-- start --

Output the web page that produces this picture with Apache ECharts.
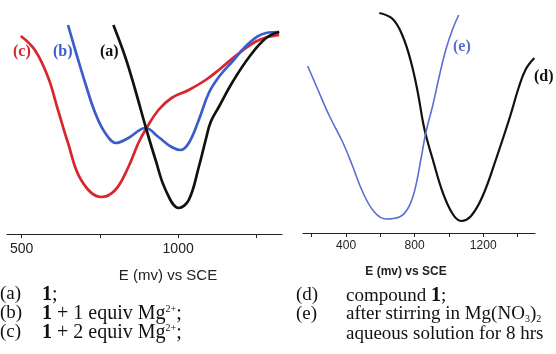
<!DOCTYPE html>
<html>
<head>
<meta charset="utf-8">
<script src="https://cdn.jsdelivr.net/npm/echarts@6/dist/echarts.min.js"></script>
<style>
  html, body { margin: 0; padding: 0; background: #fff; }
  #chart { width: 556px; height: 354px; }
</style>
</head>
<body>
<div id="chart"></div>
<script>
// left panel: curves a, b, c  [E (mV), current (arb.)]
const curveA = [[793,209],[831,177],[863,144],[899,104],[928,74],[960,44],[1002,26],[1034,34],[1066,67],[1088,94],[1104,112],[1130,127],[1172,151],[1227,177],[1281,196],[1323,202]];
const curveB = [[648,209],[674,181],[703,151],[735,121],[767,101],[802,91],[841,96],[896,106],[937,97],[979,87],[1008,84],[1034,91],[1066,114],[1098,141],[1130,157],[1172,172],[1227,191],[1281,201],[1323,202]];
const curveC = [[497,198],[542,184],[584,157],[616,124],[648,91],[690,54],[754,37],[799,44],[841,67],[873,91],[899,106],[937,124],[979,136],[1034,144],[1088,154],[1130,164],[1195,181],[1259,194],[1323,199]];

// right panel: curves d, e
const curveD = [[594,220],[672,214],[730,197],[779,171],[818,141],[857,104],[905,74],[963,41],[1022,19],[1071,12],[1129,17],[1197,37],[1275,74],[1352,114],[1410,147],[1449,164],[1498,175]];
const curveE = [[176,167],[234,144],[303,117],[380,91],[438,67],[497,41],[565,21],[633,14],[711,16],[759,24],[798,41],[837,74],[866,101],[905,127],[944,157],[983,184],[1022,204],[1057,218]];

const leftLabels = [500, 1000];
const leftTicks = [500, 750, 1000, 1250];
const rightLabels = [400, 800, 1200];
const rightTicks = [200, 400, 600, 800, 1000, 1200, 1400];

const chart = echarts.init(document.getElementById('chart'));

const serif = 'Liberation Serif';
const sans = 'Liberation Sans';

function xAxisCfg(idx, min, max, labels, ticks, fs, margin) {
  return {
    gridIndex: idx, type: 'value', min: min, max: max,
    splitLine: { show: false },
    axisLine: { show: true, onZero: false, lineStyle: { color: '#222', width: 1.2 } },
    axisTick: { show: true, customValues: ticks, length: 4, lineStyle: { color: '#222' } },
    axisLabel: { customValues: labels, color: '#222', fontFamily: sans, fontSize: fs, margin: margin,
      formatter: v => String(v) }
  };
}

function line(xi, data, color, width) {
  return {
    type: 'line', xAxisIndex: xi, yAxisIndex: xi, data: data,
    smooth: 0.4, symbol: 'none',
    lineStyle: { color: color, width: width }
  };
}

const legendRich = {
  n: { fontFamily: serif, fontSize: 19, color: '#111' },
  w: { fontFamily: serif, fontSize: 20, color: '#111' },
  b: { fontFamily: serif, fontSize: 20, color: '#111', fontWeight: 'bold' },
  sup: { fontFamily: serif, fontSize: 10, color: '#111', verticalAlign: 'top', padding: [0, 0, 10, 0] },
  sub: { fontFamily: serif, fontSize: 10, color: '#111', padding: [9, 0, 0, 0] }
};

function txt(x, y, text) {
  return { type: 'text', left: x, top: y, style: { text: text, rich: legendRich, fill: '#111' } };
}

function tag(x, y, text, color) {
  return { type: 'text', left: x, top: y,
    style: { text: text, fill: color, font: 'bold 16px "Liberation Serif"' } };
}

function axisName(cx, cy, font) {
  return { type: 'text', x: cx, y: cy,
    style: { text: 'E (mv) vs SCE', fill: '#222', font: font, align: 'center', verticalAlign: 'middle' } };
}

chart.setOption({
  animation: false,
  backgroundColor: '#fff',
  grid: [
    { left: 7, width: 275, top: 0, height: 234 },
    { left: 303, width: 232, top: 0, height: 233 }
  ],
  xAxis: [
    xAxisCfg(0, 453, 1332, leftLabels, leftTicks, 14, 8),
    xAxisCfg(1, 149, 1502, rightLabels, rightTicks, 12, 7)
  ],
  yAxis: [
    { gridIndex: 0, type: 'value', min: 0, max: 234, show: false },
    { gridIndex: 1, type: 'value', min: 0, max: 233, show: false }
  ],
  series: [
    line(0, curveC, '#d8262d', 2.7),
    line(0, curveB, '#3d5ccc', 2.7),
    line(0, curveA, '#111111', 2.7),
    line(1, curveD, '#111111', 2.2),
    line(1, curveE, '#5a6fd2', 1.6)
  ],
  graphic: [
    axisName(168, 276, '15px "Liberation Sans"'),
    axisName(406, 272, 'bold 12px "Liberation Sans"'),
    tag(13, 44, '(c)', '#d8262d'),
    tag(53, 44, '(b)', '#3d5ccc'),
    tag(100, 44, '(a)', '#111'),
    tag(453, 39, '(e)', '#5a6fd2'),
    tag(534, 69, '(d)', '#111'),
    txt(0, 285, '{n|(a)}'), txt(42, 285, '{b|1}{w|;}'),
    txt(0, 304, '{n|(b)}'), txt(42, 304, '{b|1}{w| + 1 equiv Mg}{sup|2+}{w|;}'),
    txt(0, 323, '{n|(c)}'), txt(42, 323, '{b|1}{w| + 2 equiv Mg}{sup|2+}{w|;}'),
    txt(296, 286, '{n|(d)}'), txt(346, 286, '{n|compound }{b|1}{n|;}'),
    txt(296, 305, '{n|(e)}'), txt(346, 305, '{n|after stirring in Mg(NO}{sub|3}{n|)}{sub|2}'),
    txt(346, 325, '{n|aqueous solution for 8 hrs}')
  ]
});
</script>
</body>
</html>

-- end --

:: PROBLEM DESCRIPTION ::
Transcribe the whole listing exactly. Pictures stay out of your copy.

:: TASK SOLUTION ::
Output the web page that produces this picture with Apache ECharts.
<!DOCTYPE html>
<html>
<head>
<meta charset="utf-8">
<script src="https://cdn.jsdelivr.net/npm/echarts@6/dist/echarts.min.js"></script>
<style>
  html, body { margin: 0; padding: 0; background: #fff; }
  #chart { width: 556px; height: 354px; }
</style>
</head>
<body>
<div id="chart"></div>
<script>
// left panel: curves a, b, c  [E (mV), current (arb.)]
const curveA = [[793,209],[831,177],[863,144],[899,104],[928,74],[960,44],[1002,26],[1034,34],[1066,67],[1088,94],[1104,112],[1130,127],[1172,151],[1227,177],[1281,196],[1323,202]];
const curveB = [[648,209],[674,181],[703,151],[735,121],[767,101],[802,91],[841,96],[896,106],[937,97],[979,87],[1008,84],[1034,91],[1066,114],[1098,141],[1130,157],[1172,172],[1227,191],[1281,201],[1323,202]];
const curveC = [[497,198],[542,184],[584,157],[616,124],[648,91],[690,54],[754,37],[799,44],[841,67],[873,91],[899,106],[937,124],[979,136],[1034,144],[1088,154],[1130,164],[1195,181],[1259,194],[1323,199]];

// right panel: curves d, e
const curveD = [[594,220],[672,214],[730,197],[779,171],[818,141],[857,104],[905,74],[963,41],[1022,19],[1071,12],[1129,17],[1197,37],[1275,74],[1352,114],[1410,147],[1449,164],[1498,175]];
const curveE = [[176,167],[234,144],[303,117],[380,91],[438,67],[497,41],[565,21],[633,14],[711,16],[759,24],[798,41],[837,74],[866,101],[905,127],[944,157],[983,184],[1022,204],[1057,218]];

const leftLabels = [500, 1000];
const leftTicks = [500, 750, 1000, 1250];
const rightLabels = [400, 800, 1200];
const rightTicks = [200, 400, 600, 800, 1000, 1200, 1400];

const chart = echarts.init(document.getElementById('chart'));

const serif = 'Liberation Serif';
const sans = 'Liberation Sans';

function xAxisCfg(idx, min, max, labels, ticks, fs, margin) {
  return {
    gridIndex: idx, type: 'value', min: min, max: max,
    splitLine: { show: false },
    axisLine: { show: true, onZero: false, lineStyle: { color: '#222', width: 1.2 } },
    axisTick: { show: true, customValues: ticks, length: 4, lineStyle: { color: '#222' } },
    axisLabel: { customValues: labels, color: '#222', fontFamily: sans, fontSize: fs, margin: margin,
      formatter: v => String(v) }
  };
}

function line(xi, data, color, width) {
  return {
    type: 'line', xAxisIndex: xi, yAxisIndex: xi, data: data,
    smooth: 0.4, symbol: 'none',
    lineStyle: { color: color, width: width }
  };
}

const legendRich = {
  n: { fontFamily: serif, fontSize: 19, color: '#111' },
  w: { fontFamily: serif, fontSize: 20, color: '#111' },
  b: { fontFamily: serif, fontSize: 20, color: '#111', fontWeight: 'bold' },
  sup: { fontFamily: serif, fontSize: 10, color: '#111', verticalAlign: 'top', padding: [0, 0, 10, 0] },
  sub: { fontFamily: serif, fontSize: 10, color: '#111', padding: [9, 0, 0, 0] }
};

function txt(x, y, text) {
  return { type: 'text', left: x, top: y, style: { text: text, rich: legendRich, fill: '#111' } };
}

function tag(x, y, text, color) {
  return { type: 'text', left: x, top: y,
    style: { text: text, fill: color, font: 'bold 16px "Liberation Serif"' } };
}

function axisName(cx, cy, font) {
  return { type: 'text', x: cx, y: cy,
    style: { text: 'E (mv) vs SCE', fill: '#222', font: font, align: 'center', verticalAlign: 'middle' } };
}

chart.setOption({
  animation: false,
  backgroundColor: '#fff',
  grid: [
    { left: 7, width: 275, top: 0, height: 234 },
    { left: 303, width: 232, top: 0, height: 233 }
  ],
  xAxis: [
    xAxisCfg(0, 453, 1332, leftLabels, leftTicks, 14, 8),
    xAxisCfg(1, 149, 1502, rightLabels, rightTicks, 12, 7)
  ],
  yAxis: [
    { gridIndex: 0, type: 'value', min: 0, max: 234, show: false },
    { gridIndex: 1, type: 'value', min: 0, max: 233, show: false }
  ],
  series: [
    line(0, curveC, '#d8262d', 2.7),
    line(0, curveB, '#3d5ccc', 2.7),
    line(0, curveA, '#111111', 2.7),
    line(1, curveD, '#111111', 2.2),
    line(1, curveE, '#5a6fd2', 1.6)
  ],
  graphic: [
    axisName(168, 276, '15px "Liberation Sans"'),
    axisName(406, 272, 'bold 12px "Liberation Sans"'),
    tag(13, 44, '(c)', '#d8262d'),
    tag(53, 44, '(b)', '#3d5ccc'),
    tag(100, 44, '(a)', '#111'),
    tag(453, 39, '(e)', '#5a6fd2'),
    tag(534, 69, '(d)', '#111'),
    txt(0, 285, '{n|(a)}'), txt(42, 285, '{b|1}{w|;}'),
    txt(0, 304, '{n|(b)}'), txt(42, 304, '{b|1}{w| + 1 equiv Mg}{sup|2+}{w|;}'),
    txt(0, 323, '{n|(c)}'), txt(42, 323, '{b|1}{w| + 2 equiv Mg}{sup|2+}{w|;}'),
    txt(296, 286, '{n|(d)}'), txt(346, 286, '{n|compound }{b|1}{n|;}'),
    txt(296, 305, '{n|(e)}'), txt(346, 305, '{n|after stirring in Mg(NO}{sub|3}{n|)}{sub|2}'),
    txt(346, 325, '{n|aqueous solution for 8 hrs}')
  ]
});
</script>
</body>
</html>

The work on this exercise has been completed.